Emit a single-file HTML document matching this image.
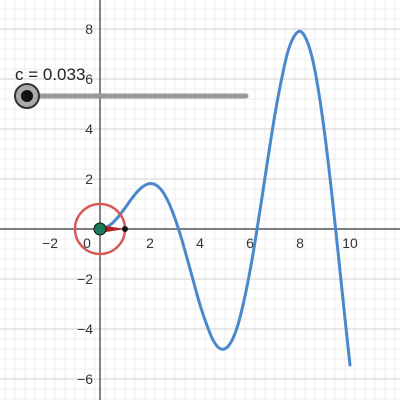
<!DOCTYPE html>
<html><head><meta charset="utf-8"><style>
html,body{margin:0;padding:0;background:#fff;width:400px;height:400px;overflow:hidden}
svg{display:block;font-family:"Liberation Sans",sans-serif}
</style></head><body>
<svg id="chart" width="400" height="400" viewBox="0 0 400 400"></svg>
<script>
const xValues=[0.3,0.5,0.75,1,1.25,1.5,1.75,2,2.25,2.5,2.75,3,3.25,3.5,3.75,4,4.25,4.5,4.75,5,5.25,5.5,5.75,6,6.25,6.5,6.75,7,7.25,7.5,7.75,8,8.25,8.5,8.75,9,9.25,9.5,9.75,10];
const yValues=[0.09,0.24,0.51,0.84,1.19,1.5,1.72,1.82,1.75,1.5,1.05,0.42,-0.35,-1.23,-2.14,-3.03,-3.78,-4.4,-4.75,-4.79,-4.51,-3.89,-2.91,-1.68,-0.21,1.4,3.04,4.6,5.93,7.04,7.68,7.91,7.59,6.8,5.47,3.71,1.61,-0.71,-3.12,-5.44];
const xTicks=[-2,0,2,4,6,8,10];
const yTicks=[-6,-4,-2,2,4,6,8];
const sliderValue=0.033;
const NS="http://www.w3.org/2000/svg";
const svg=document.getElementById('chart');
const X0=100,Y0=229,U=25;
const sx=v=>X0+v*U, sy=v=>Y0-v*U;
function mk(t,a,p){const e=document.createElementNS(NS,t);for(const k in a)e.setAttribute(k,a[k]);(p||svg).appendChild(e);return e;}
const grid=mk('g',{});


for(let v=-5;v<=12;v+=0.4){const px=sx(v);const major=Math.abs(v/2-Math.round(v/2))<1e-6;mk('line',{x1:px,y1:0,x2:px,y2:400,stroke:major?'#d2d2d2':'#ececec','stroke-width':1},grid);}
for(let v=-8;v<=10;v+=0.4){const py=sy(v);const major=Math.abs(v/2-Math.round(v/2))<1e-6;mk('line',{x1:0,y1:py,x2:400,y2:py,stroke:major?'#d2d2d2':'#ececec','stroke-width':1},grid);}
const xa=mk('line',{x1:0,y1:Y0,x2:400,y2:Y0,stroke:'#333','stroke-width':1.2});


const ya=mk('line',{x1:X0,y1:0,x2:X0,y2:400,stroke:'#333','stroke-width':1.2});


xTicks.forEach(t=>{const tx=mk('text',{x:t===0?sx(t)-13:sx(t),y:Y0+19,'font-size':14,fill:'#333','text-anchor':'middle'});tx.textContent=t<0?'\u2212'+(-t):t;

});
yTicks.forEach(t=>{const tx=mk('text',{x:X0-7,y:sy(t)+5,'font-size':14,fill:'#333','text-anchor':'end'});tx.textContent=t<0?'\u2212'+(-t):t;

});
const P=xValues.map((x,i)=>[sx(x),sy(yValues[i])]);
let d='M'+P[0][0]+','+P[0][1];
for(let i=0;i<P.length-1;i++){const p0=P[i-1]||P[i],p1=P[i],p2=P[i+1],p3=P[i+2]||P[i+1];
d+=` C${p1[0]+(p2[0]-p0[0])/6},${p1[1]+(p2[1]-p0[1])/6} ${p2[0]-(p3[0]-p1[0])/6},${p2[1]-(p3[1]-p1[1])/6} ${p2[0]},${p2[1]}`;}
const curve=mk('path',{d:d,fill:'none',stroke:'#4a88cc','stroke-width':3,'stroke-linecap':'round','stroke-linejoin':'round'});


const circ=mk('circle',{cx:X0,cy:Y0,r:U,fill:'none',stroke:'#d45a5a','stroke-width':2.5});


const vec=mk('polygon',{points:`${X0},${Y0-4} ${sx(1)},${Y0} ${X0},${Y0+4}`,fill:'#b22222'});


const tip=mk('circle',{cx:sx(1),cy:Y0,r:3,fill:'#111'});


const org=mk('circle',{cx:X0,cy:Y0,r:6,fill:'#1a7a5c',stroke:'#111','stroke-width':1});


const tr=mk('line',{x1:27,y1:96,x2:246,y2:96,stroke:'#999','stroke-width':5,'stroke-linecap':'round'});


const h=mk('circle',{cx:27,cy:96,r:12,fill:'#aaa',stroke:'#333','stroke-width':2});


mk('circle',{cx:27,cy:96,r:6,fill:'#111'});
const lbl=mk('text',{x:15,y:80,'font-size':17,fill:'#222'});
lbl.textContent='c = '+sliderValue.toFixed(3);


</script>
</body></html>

☆ ☆ ☆ ☆ ☆

Exercise directions: Pictures are excluded; output everything else in the data verbatim.

Result of the exercise:
Emit a single-file HTML document matching this image.
<!DOCTYPE html>
<html><head><meta charset="utf-8"><style>
html,body{margin:0;padding:0;background:#fff;width:400px;height:400px;overflow:hidden}
svg{display:block;font-family:"Liberation Sans",sans-serif}
</style></head><body>
<svg id="chart" width="400" height="400" viewBox="0 0 400 400"></svg>
<script>
const xValues=[0.3,0.5,0.75,1,1.25,1.5,1.75,2,2.25,2.5,2.75,3,3.25,3.5,3.75,4,4.25,4.5,4.75,5,5.25,5.5,5.75,6,6.25,6.5,6.75,7,7.25,7.5,7.75,8,8.25,8.5,8.75,9,9.25,9.5,9.75,10];
const yValues=[0.09,0.24,0.51,0.84,1.19,1.5,1.72,1.82,1.75,1.5,1.05,0.42,-0.35,-1.23,-2.14,-3.03,-3.78,-4.4,-4.75,-4.79,-4.51,-3.89,-2.91,-1.68,-0.21,1.4,3.04,4.6,5.93,7.04,7.68,7.91,7.59,6.8,5.47,3.71,1.61,-0.71,-3.12,-5.44];
const xTicks=[-2,0,2,4,6,8,10];
const yTicks=[-6,-4,-2,2,4,6,8];
const sliderValue=0.033;
const NS="http://www.w3.org/2000/svg";
const svg=document.getElementById('chart');
const X0=100,Y0=229,U=25;
const sx=v=>X0+v*U, sy=v=>Y0-v*U;
function mk(t,a,p){const e=document.createElementNS(NS,t);for(const k in a)e.setAttribute(k,a[k]);(p||svg).appendChild(e);return e;}
const grid=mk('g',{});


for(let v=-5;v<=12;v+=0.4){const px=sx(v);const major=Math.abs(v/2-Math.round(v/2))<1e-6;mk('line',{x1:px,y1:0,x2:px,y2:400,stroke:major?'#d2d2d2':'#ececec','stroke-width':1},grid);}
for(let v=-8;v<=10;v+=0.4){const py=sy(v);const major=Math.abs(v/2-Math.round(v/2))<1e-6;mk('line',{x1:0,y1:py,x2:400,y2:py,stroke:major?'#d2d2d2':'#ececec','stroke-width':1},grid);}
const xa=mk('line',{x1:0,y1:Y0,x2:400,y2:Y0,stroke:'#333','stroke-width':1.2});


const ya=mk('line',{x1:X0,y1:0,x2:X0,y2:400,stroke:'#333','stroke-width':1.2});


xTicks.forEach(t=>{const tx=mk('text',{x:t===0?sx(t)-13:sx(t),y:Y0+19,'font-size':14,fill:'#333','text-anchor':'middle'});tx.textContent=t<0?'\u2212'+(-t):t;

});
yTicks.forEach(t=>{const tx=mk('text',{x:X0-7,y:sy(t)+5,'font-size':14,fill:'#333','text-anchor':'end'});tx.textContent=t<0?'\u2212'+(-t):t;

});
const P=xValues.map((x,i)=>[sx(x),sy(yValues[i])]);
let d='M'+P[0][0]+','+P[0][1];
for(let i=0;i<P.length-1;i++){const p0=P[i-1]||P[i],p1=P[i],p2=P[i+1],p3=P[i+2]||P[i+1];
d+=` C${p1[0]+(p2[0]-p0[0])/6},${p1[1]+(p2[1]-p0[1])/6} ${p2[0]-(p3[0]-p1[0])/6},${p2[1]-(p3[1]-p1[1])/6} ${p2[0]},${p2[1]}`;}
const curve=mk('path',{d:d,fill:'none',stroke:'#4a88cc','stroke-width':3,'stroke-linecap':'round','stroke-linejoin':'round'});


const circ=mk('circle',{cx:X0,cy:Y0,r:U,fill:'none',stroke:'#d45a5a','stroke-width':2.5});


const vec=mk('polygon',{points:`${X0},${Y0-4} ${sx(1)},${Y0} ${X0},${Y0+4}`,fill:'#b22222'});


const tip=mk('circle',{cx:sx(1),cy:Y0,r:3,fill:'#111'});


const org=mk('circle',{cx:X0,cy:Y0,r:6,fill:'#1a7a5c',stroke:'#111','stroke-width':1});


const tr=mk('line',{x1:27,y1:96,x2:246,y2:96,stroke:'#999','stroke-width':5,'stroke-linecap':'round'});


const h=mk('circle',{cx:27,cy:96,r:12,fill:'#aaa',stroke:'#333','stroke-width':2});


mk('circle',{cx:27,cy:96,r:6,fill:'#111'});
const lbl=mk('text',{x:15,y:80,'font-size':17,fill:'#222'});
lbl.textContent='c = '+sliderValue.toFixed(3);


</script>
</body></html>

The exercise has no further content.